From Augustine comes the classification of human - sin relations:

  • before the Adamic Fall, the ability to either sin or not sin (posse peccare / posse non peccare): Pre-Fall Humanity
  • after the Fall, unable to not sin (non posse non peccare): Fallen Humanity
  • after the Redemption on the Cross, able not to sin (posse non peccare): Redempted Humanity
  • At the End of Times, unable to sin (non posse peccare): Glorified Humanity
(You can find this classification for instance at Human Nature in Its Fourfold State, http://www.monergism.com/thethreshold/articles/onsite/four-fold.html).

It is a classification raising of course questions about the place that remains for our free will. And also the observation that our civilization, shaped by centuries of biblical authority, lives with the complex of Original Sin, tempting to see each human as potentially guilty by association. Let's also note here that Eastern and Western theologians differ in some subtle nuances on the theory of Original Sin. In the East it is viewed rather as the Ancestral Sin (with implications on the consequences for the human condition: Original Sin is kind of Mother of All Sins so to speak, and so all humans share the responsibility; Ancestral Sin makes us victims rather than shareholders). If I find the text I have read on this not long ago I'll let you know.

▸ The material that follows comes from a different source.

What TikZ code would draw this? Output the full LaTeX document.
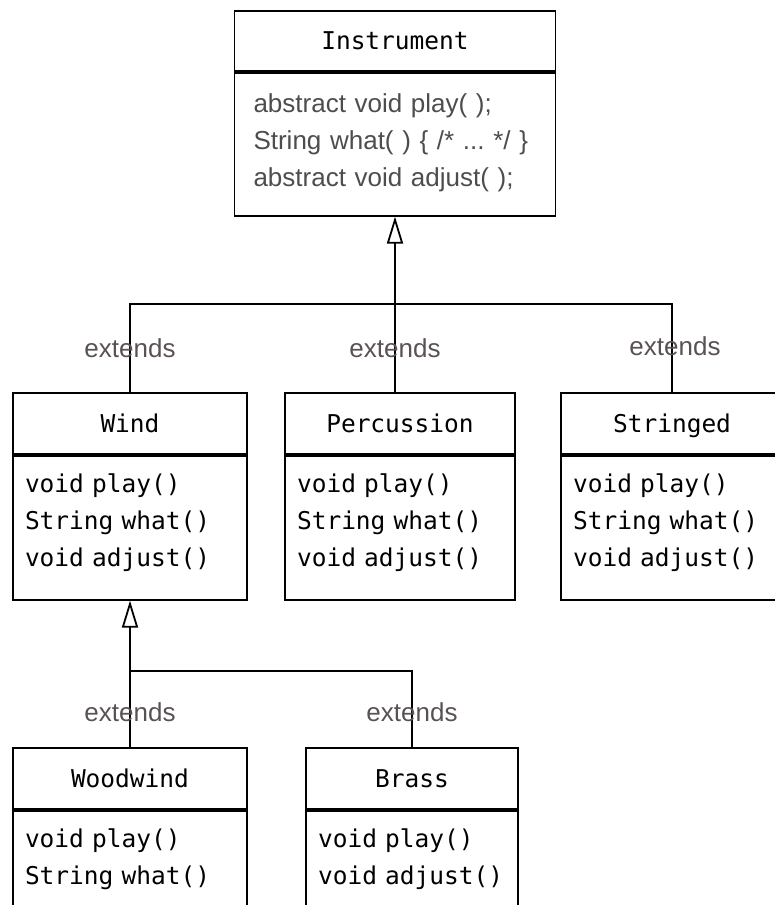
\documentclass[tikz,border=0pt]{standalone}
\usepackage{fontspec}
\usetikzlibrary{arrows.meta}
\newfontfamily\umlfont{DejaVu Sans Mono}
\newfontfamily\javafont{Liberation Sans}
\definecolor{codegray}{HTML}{4D4D4D}
\definecolor{extgray}{HTML}{5A5252}

\begin{document}
\begin{tikzpicture}[x=1pt,y=-1pt,
  classhead/.style={draw,line width=1.8pt,anchor=north,minimum height=61,
    text height=18pt,text depth=0pt,font=\umlfont\fontsize{24.5}{37}\selectfont},
  classops/.style={draw,line width=1.8pt,anchor=north,align=left,inner ysep=0pt,
    inner xsep=12pt,text height=37pt,text depth=107pt,
    font=\umlfont\fontsize{24.5}{37}\selectfont},
  extlabel/.style={font=\javafont\fontsize{26}{30}\selectfont,text=extgray},
  link/.style={line width=1.8pt},
  inherit/.style={link,-{Triangle[open,length=27pt,width=16pt]}}]
\clip (0,0) rectangle (775,905);

% base class
\node[classhead,minimum width=321,minimum height=60] (instrument) at (395,10) {Instrument};
\node[classops,inner xsep=19pt,text width=283pt,text height=40pt,text depth=103pt,
  font=\javafont\fontsize{26}{37}\selectfont,text=codegray] (instrument-ops) at (instrument.south)
  {abstract void play( );\\String what( ) \{ /* ...\ */ \}\\abstract void adjust( );};

% derived classes
\foreach \nm/\cx/\cy/\bw/\cname/\ops in {
  wind/130/392/234/Wind/{void play()\\String what()\\void adjust()},
  percussion/400/392/230/Percussion/{void play()\\String what()\\void adjust()},
  stringed/672/392/222/Stringed/{void play()\\String what()\\void adjust()},
  woodwind/130/747/234/Woodwind/{void play()\\String what()},
  brass/412/747/212/Brass/{void play()\\void adjust()}}
{
  \pgfmathsetmacro\tw{\bw-24}
  \node[classhead,minimum width=\bw] (\nm) at (\cx,\cy) {\cname};
  \node[classops,text width=\tw pt] (\nm-ops) at (\nm.south) {\ops};
}

% inheritance
\coordinate (bus) at (0,304);
\coordinate (windbus) at (0,671);
\draw[inherit] (instrument.south |- percussion.north) -- (instrument-ops.south);
\draw[link] (wind.north) |- (bus -| stringed.north) -- (stringed.north);
\draw[inherit] (woodwind.north) -- (wind-ops.south);
\draw[link] (woodwind.north |- windbus) -| (brass.north);

\node[extlabel] (ext-wind) at (130,348) {extends};
\node[extlabel] (ext-percussion) at (395,348) {extends};
\node[extlabel] (ext-stringed) at (675,346) {extends};
\node[extlabel] (ext-woodwind) at (130,712) {extends};
\node[extlabel] (ext-brass) at (412,712) {extends};
\end{tikzpicture}
\end{document}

Pelagius had very distinct views on these issues. I found a synthetic presentation (followed by the point by point responses of Augustine) at:

Here are the seven points of Pelagius:

  • First, Adam was created neither holy nor evil. His will was in a state of moral equilibrium or moral indifference.
  • Second, Adam would have died physically whether he sinned or not. Physical death is not a penalty for sin but is the inevitable corollary of being a creature.
  • Third, Adam's fall affected neither himself nor his posterity, except insofar as he set for them a bad example. Infants, therefore, are born innocent and without a sin nature. They are in the same condition as Adam was before his fall.
  • Fourth, freedom of will consists in the power of contrary choice, i.e., man is both able to sin (posse peccare) and able not to sin (posse non peccare). He is equally capable of either.
  • Fifth, ability limits obligation. The commands and prohibitions in Scripture necessarily imply the ability to fulfill them. Inability destroys responsibility.
  • Sixth, grace is external, resistible, and consists primarily of moral instruction and the law of God.
  • Seventh, perfection in holiness or freedom from sin is possible in this life.